World leading food systems experts are today (Friday, May 6) warning "underlying rigidities, weaknesses and flaws in global food systems" are fanning the flames of global hunger and threaten food security.

The IPES-Food report comes as the updated FAO Food Price Index is anticipated to show renewed record high food prices for April 2022.  

Experts have said that fundamental flaws, which have allowed the Ukraine conflict to become a full-blown global food price crisis - such as heavy reliance on food imports and excessive commodity speculation - were not corrected after previous food price spikes in 2007-2008.

They call for urgent reform of food systems to prevent growing numbers of people being left vulnerable to food insecurity.

World food prices

After the Ukraine invasion, world food prices recorded all time highs in March 2022, hitting some food insecure countries hard, according to the IPES-Food report.

FAO modelling suggests numbers of undernourished people could increase by 13 million this year. Food riots, civil unrest, and repressive government tactics seem likely, according to the report.

10 weeks after the outbreak of war, IPES-Food has taken stock of the growing food security crisis, pointing to unresolved drivers:

  • Food import dependencies: Global dietary diversity has been declining for decades (concentrated on wheat, rice and maize); cash crops have been promoted over more diverse food provision; some countries are now 100% dependent on imports of staple foods while being highly indebted;
  • Entrenched production systems: Geographical over-specialisation, trader and governmental preferences for commodity crops and biofuels, and reliance on synthetic fertilisers all hold back farmers’ ability to diversify food production and shift food production practices;
  • Market failure and speculation: Global wheat stocks are currently high relative to historical trends and stock-to-use ratios are reasonable; what’s exacerbating price spikes is a lack of transparency on stocks, and what appears to be excessive commodity speculation;
  • Vicious cycles of conflict, climate change, poverty and food insecurity - leaving hundreds of millions of people without the ability to adapt to sudden shocks.

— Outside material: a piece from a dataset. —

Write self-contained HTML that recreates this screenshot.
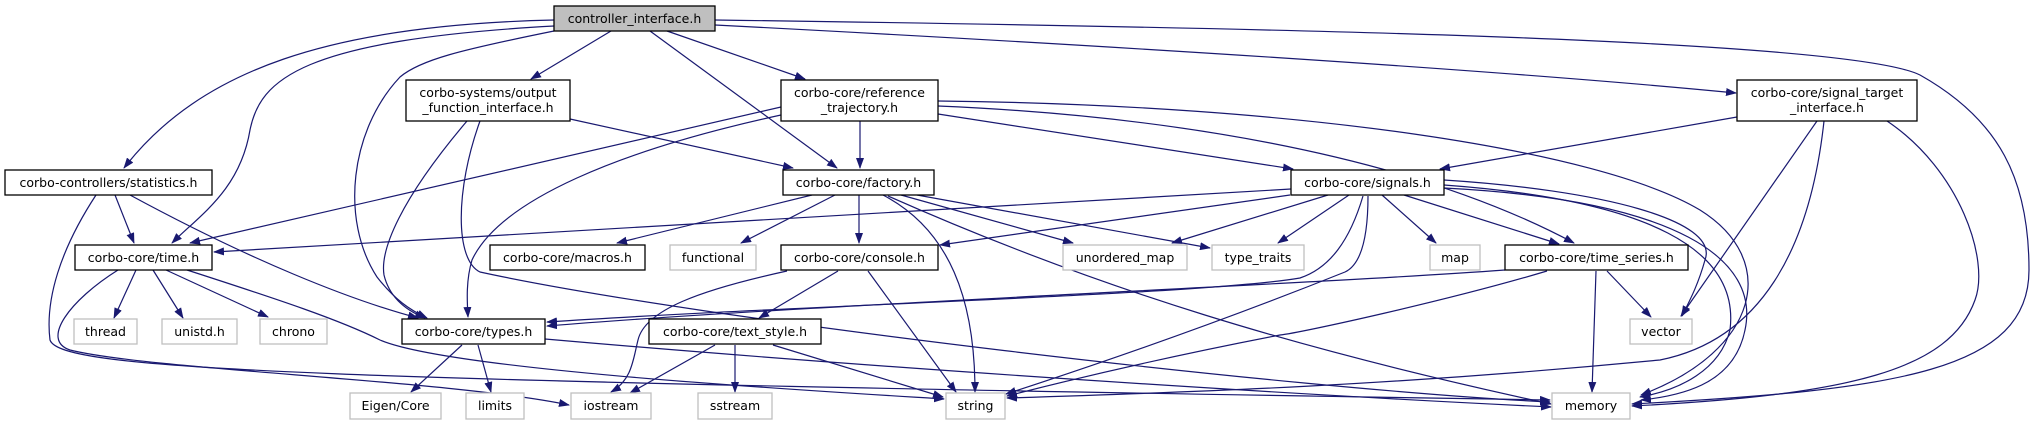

Short-sighted response to food security

The expert panel warns against short-sighted responses to the crisis that exacerbate current trends - such as suspending environmental regulations, ramping up industrial food production, and further promoting export-oriented fertiliser-dependent agriculture.

Instead it calls for urgent action to:

  • Provide financial assistance and debt relief to vulnerable countries;
  • Crack down on excessive commodity speculation and enhance market transparency;
  • Build regional grain reserves;
  • Diversify food production and restructure trade flows;
  • Reduce biofuels, livestock numbers, and reliance on fertilisers and fossil energy in food production. 

Olivier De Schutter, co-chair of IPES-Food, and UN special rapporteur on extreme poverty and human rights, said: “A new generation is once again facing mounting food insecurity, and it seems no lessons have been learned since the last food price crisis.

"Continuing to rely on a handful of food commodities and countries for global food supplies, combined with predatory financiers betting on food, is a recipe for disaster.

"We can only hope that this time will be different. Making our food systems resilient, diverse and less reliant on fossil fuels will help ensure the next shock - whether from conflict or climate change - does not spark another crisis.”

Jennifer Clapp, IPES-Food expert and Canada research chair in global food security and sustainability at the University of Waterloo, added: "Evidence suggests financial speculators are jumping into commodity investments and gambling on rising food prices, and this is pushing the world’s poorest people deeper into hunger.

"Governments have failed to curb excessive speculation and ensure transparency of food stocks and commodity markets - this must be urgently addressed.”

Mamadou Goita, Mali, IPES-Food expert and executive director of Institut de Recherche et de Promotion des Alternatives en Développement Afrique (IRPAD Afrique), also commented: "It’s alarming to see rising prices and the threat of hunger and food riots return to many countries in Africa.

"Rebuilding regional sovereign grain reserves is a key to resilience when these sorts of shocks hit - west Africa has made some progress, but it’s a wakeup call and all regions need support to accelerate this.”